The truth is what sets us free. The truth is what makes us whole. The truth is what draws us closer to God.
When we find injustice how are we going to react?
Jesus committed an act of civil disobedience. Jesus did not hurt anyone…but there is no question that Jesus did break the law to stop the oppression in the temple.
How far are we willing to go?
We all desire marriage equality…but the question ultimately becomes how far are we willing to go to make it happen? Are we prepared to spend a few nights in jail to protect and fight for the rights of all in our community?
What are the tables that we need to overturn? Instead of sitting quietly this morning, do we need to be working on a whip? Who do we need to be?
I pray that we will be a people who never stop asking these questions.
Jesus saw the injustice and heard the muffled cries of the oppressed.
I pray that we will be a people who never stop listening to the demands of the people.
Oscar Romero, in his 16th of July 1978 homily, said,
“The people of God, illuminated by their faith, look at their own aspirations, demands, and ideals. And with this faith they know how to discern what God wants according to the signs of the times. Clearly not everything that people demand is the word of God, but in the heart of the demands of our moments, there is much of God to be found…”
We find God in the signs of the times and the demands of the people. In the midst of such signs and demands, who are we to be? The people need truth and reaction to injustice. Are we willing to make the sacrifices it takes to be such things?
“Destroy this temple and I will raise it up!!!”
Jesus was talking about the body of Jesus. In this piece of the scripture, we find a deeper truth.
Jesus basically said, “You can’t touch this temple.” This unquestionably translates into our present age. Everyone wants to touch your temple. They want to change who or what you are. They want to destroy your temple.
You are all children of God made in God’s image. The God that is queer beyond normalization. The image within you is uniquely queer. There is no one that can do anything to your queer image of God. No one can destroy it. If they try to destroy who you are, God will raise you up.
We are a people who do not believe in death without resurrection. So when you feel drug down and hurt by the pressures of society or you feel that death is near, know that you will soon be resurrected into a higher state of queerness and love.
Jesus did not trust the people with the body of Jesus.

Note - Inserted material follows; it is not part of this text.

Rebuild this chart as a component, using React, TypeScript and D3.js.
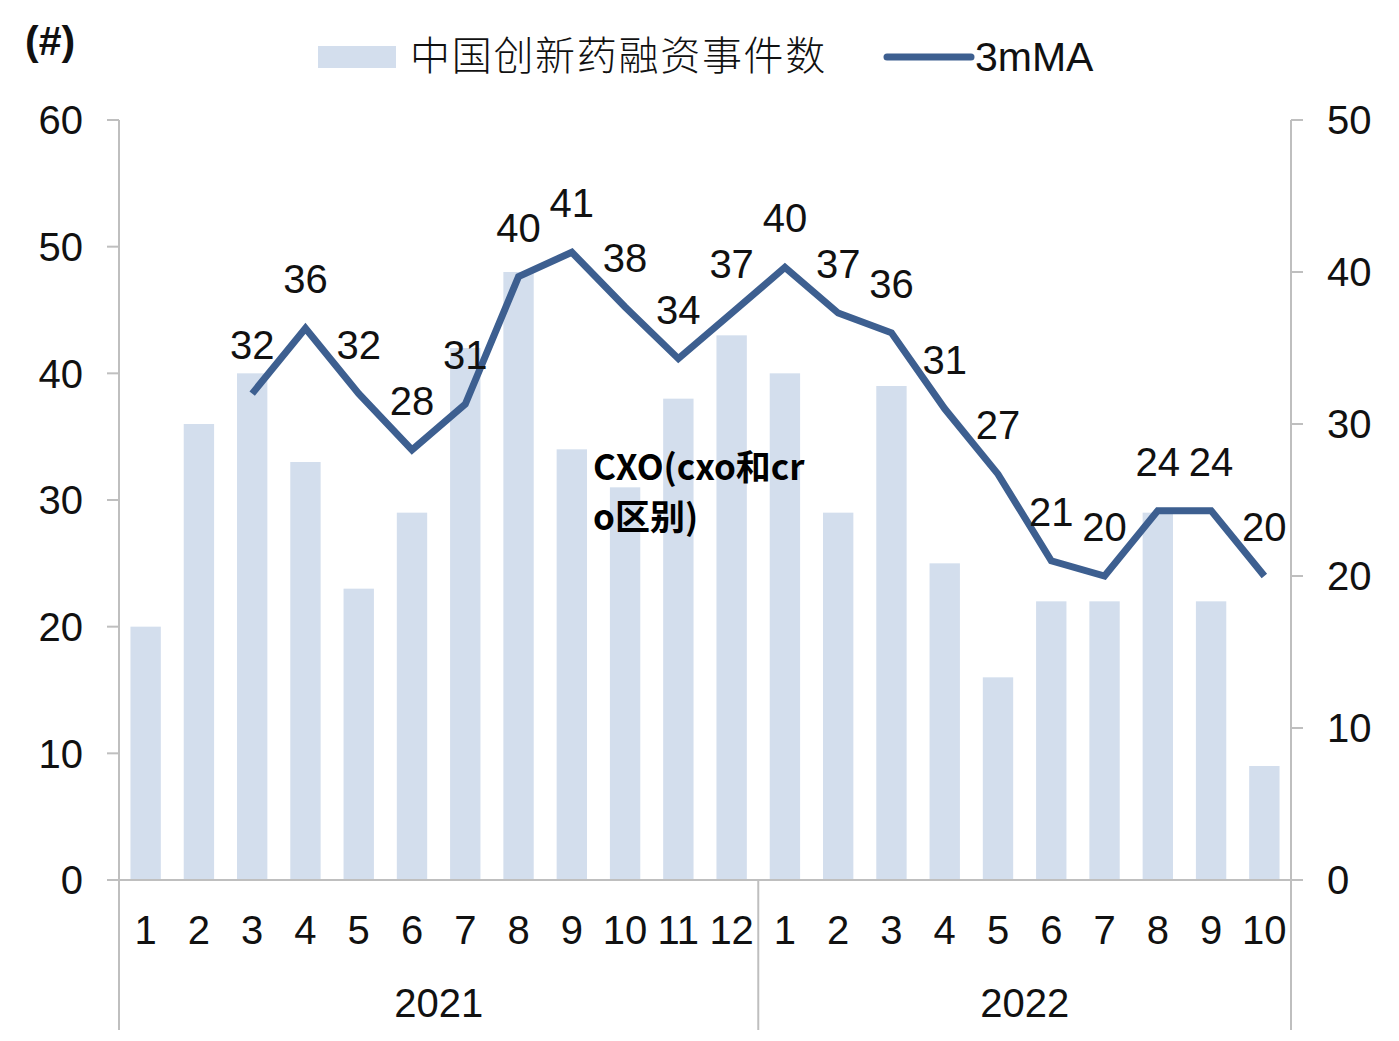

Jesus knew what happens when you trust others with your body. They often name your body and call you what they want to. Don’t trust anyone with your body. You are a queer child of God unlike anyone else…rest securely in that knowledge.
I am so tired of the attempts to create boundaries of identity and orientation that people are forced to exist within. I am exhausted by the attempts to name the body. We use the word queer because we are interested in queering such boundaries with the reality of the unique queerness of every individual.
Tell the truth! We are all queer.
Be who you are…that is where God is.
In conclusion, we tell the truth, we refuse to not react in the face of injustice, we trust in the continual resurrection and rejuvenation of our persons, and ultimately protect our bodies so that we might be the queer that God has called all of us to be.
Perhaps it is the truth that will ultimately move us to one.
God is with us.
-Fluker, Walter and Tumber, Catherine. A Strange Freedom: The Best of Howard Thurman on Religious Experience and Public Life. Boston: Beacon Press, 1998. Pp. 148.
-Wright, Scott. Oscar Romero and the Communion of the Saints. Marknoll, New York: Orbis Books, 2009. Pp. 121.